Ces problèmes d'importation ont été interprétés par certains secteurs de l'opposition comme des obstacles à la liberté d'expression.

«Il est inévitable de penser que la licence d'importation est utilisée de façon intentionnelle pour bâillonner» une certaine presse, a affirmé à Miami un responsable de la Société interaméricaine de presse (SIP), Claudio Paolillo.

Mais les titres pro-gouvernement, comme VEA, disent subir les mêmes désagréments que leurs homologues opposants et plaident pour un assouplissement des démarches et l'ouverture d'une papeterie dans le pays.

«Les cordonniers sont les plus mal chaussés. On nous impose également des conditions. Quand on n'a plus de papier, nous passons de 32 à 24 pages. Certains disent qu'ils sont harcelés, asphyxiés.

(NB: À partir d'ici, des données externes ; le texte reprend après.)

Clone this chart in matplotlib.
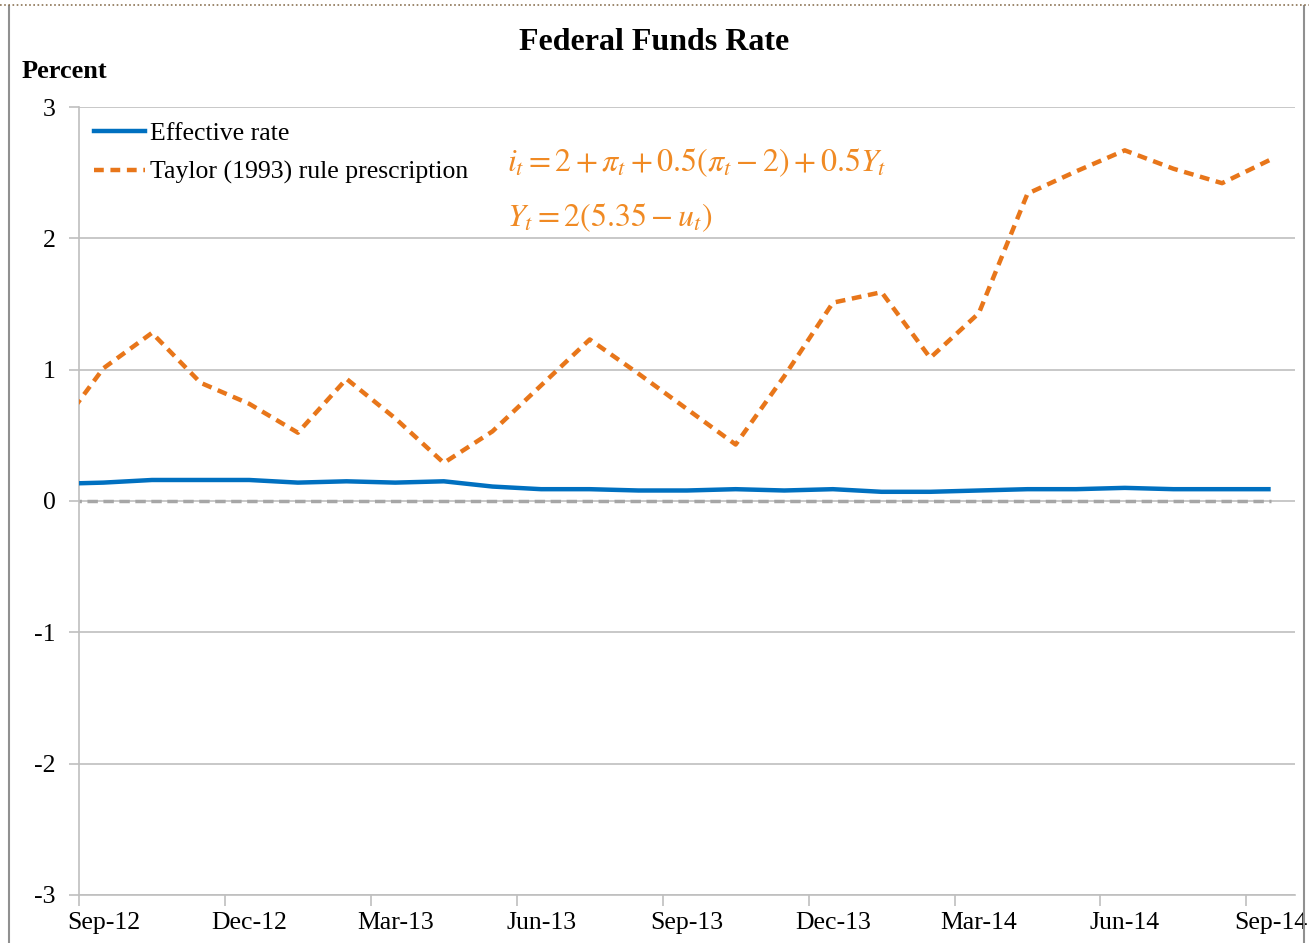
import matplotlib

matplotlib.use("Agg")
import matplotlib.pyplot as plt
from matplotlib.lines import Line2D
import numpy as np

# monthly data, Aug-12 .. Sep-14 (Aug-12 sits left of the axis and is clipped)
months = ["Aug-12", "Sep-12", "Oct-12", "Nov-12", "Dec-12", "Jan-13", "Feb-13",
          "Mar-13", "Apr-13", "May-13", "Jun-13", "Jul-13", "Aug-13", "Sep-13",
          "Oct-13", "Nov-13", "Dec-13", "Jan-14", "Feb-14", "Mar-14", "Apr-14",
          "May-14", "Jun-14", "Jul-14", "Aug-14", "Sep-14"]
effective = [0.13, 0.14, 0.16, 0.16, 0.16, 0.14, 0.15, 0.14, 0.15, 0.11, 0.09,
             0.09, 0.08, 0.08, 0.09, 0.08, 0.09, 0.07, 0.07, 0.08, 0.09, 0.09,
             0.10, 0.09, 0.09, 0.09]
taylor = [0.51, 1.01, 1.28, 0.90, 0.74, 0.52, 0.93, 0.63, 0.29, 0.53, 0.88,
          1.23, 0.97, 0.70, 0.43, 0.95, 1.51, 1.59, 1.09, 1.43, 2.34, 2.51,
          2.67, 2.53, 2.42, 2.60]
zero_line = [0.0] * len(months)
tick_labels = ["Sep-12", "Dec-12", "Mar-13", "Jun-13", "Sep-13", "Dec-13",
               "Mar-14", "Jun-14", "Sep-14"]

plt.rcParams["font.family"] = ["Liberation Serif", "DejaVu Serif"]
plt.rcParams["mathtext.fontset"] = "stix"

BLUE = "#0070C0"
ORANGE = "#E8761A"
GRID = "#BFBFBF"

fig = plt.figure(figsize=(13.09, 9.43), dpi=100)
ax = fig.add_axes([79 / 1309, 1 - 895 / 943, (1295 - 79) / 1309, (895 - 107) / 943])

x = np.arange(len(months)) - 1  # Sep-12 at 0
ax.plot(x, zero_line, color="#A6A6A6", lw=2.5, ls=(0, (3, 1.6)), zorder=2)
ax.plot(x, effective, color=BLUE, lw=3.2, solid_capstyle="butt", zorder=4)
ax.plot(x, taylor, color=ORANGE, lw=3.2, ls=(0, (2.2, 1.5)), zorder=3)

ax.set_xlim(-0.5, 24.5)
ax.set_ylim(-3, 3)
ax.set_yticks(np.arange(-3, 4))
ax.set_yticklabels(["-3", "-2", "-1", "0", "1", "2", "3"])
ax.yaxis.grid(True, color=GRID, lw=1.2)
ax.set_axisbelow(True)

# ticks at category boundaries, labels at category centres
ax.set_xticks(np.arange(-0.5, 24, 3))
ax.set_xticklabels([])
ax.set_xticks(np.arange(0, 25, 3), minor=True)
ax.set_xticklabels(tick_labels, minor=True)
ax.tick_params(axis="x", which="major", length=8, color=GRID, width=1.2)
ax.tick_params(axis="x", which="minor", length=0, pad=12, labelsize=18.5)
ax.tick_params(axis="y", length=7, color=GRID, width=1.2, labelsize=18.5, pad=10)

for side in ["top", "right"]:
    ax.spines[side].set_visible(False)
for side in ["left", "bottom"]:
    ax.spines[side].set_color(GRID)
    ax.spines[side].set_linewidth(1.2)

handles = [Line2D([], [], color=BLUE, lw=3.2),
           Line2D([], [], color=ORANGE, lw=3.2, ls=(0, (2.2, 1.5)))]
ax.legend(handles, ["Effective rate", "Taylor (1993) rule prescription"],
          loc="upper left", bbox_to_anchor=(-0.007, 1.01), frameon=False,
          fontsize=18.5, handlelength=2.0, handletextpad=0.2, labelspacing=0.6)

ax.text(0.352, 0.929,
        r"$i_t = 2 + \pi_t + 0.5\left(\pi_t - 2\right) + 0.5Y_t$",
        transform=ax.transAxes, color="#F08A24", fontsize=23, va="center")
ax.text(0.352, 0.860, r"$Y_t = 2\left(5.35 - u_t\right)$",
        transform=ax.transAxes, color="#F08A24", fontsize=23, va="center")

fig.text(0.5, 1 - 42 / 943, "Federal Funds Rate", ha="center", va="center",
         fontsize=23, fontweight="bold")
fig.text(22 / 1309, 1 - 71 / 943, "Percent", ha="left", va="center",
         fontsize=19, fontweight="bold")

# chart border
fig.add_artist(Line2D([9 / 1309, 9 / 1309], [0, 1 - 6 / 943],
                      transform=fig.transFigure, color="#909090", lw=1.5))
fig.add_artist(Line2D([1304 / 1309, 1304 / 1309], [0, 1 - 6 / 943],
                      transform=fig.transFigure, color="#909090", lw=1.5))
fig.add_artist(Line2D([0, 1], [1 - 5 / 943, 1 - 5 / 943],
                      transform=fig.transFigure, color="#8B7355", lw=1.2,
                      ls=(0, (1, 1.5))))

fig.savefig("out.png", dpi=100)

Mais nous souffrons tous de la bureaucratie pachydermique», raconte le chef de la rédaction de VEA, Argelio Pérez.

Pour la sociologue Maryclen Stelling, de l'Observatoire global des médias, le gouvernement du président Nicolas Maduro doit «rapidement résoudre la pénurie de papier, qui est un problème économique, pour éviter que ça ne prenne une teinte politique».

«La fermeture de journaux régionaux nuit au droit au débat et à la libre circulation des idées, ce qui est préoccupant à l'approche des élections municipales, en décembre», regrette enfin le défenseur de la liberté de la presse, Carlos Correa.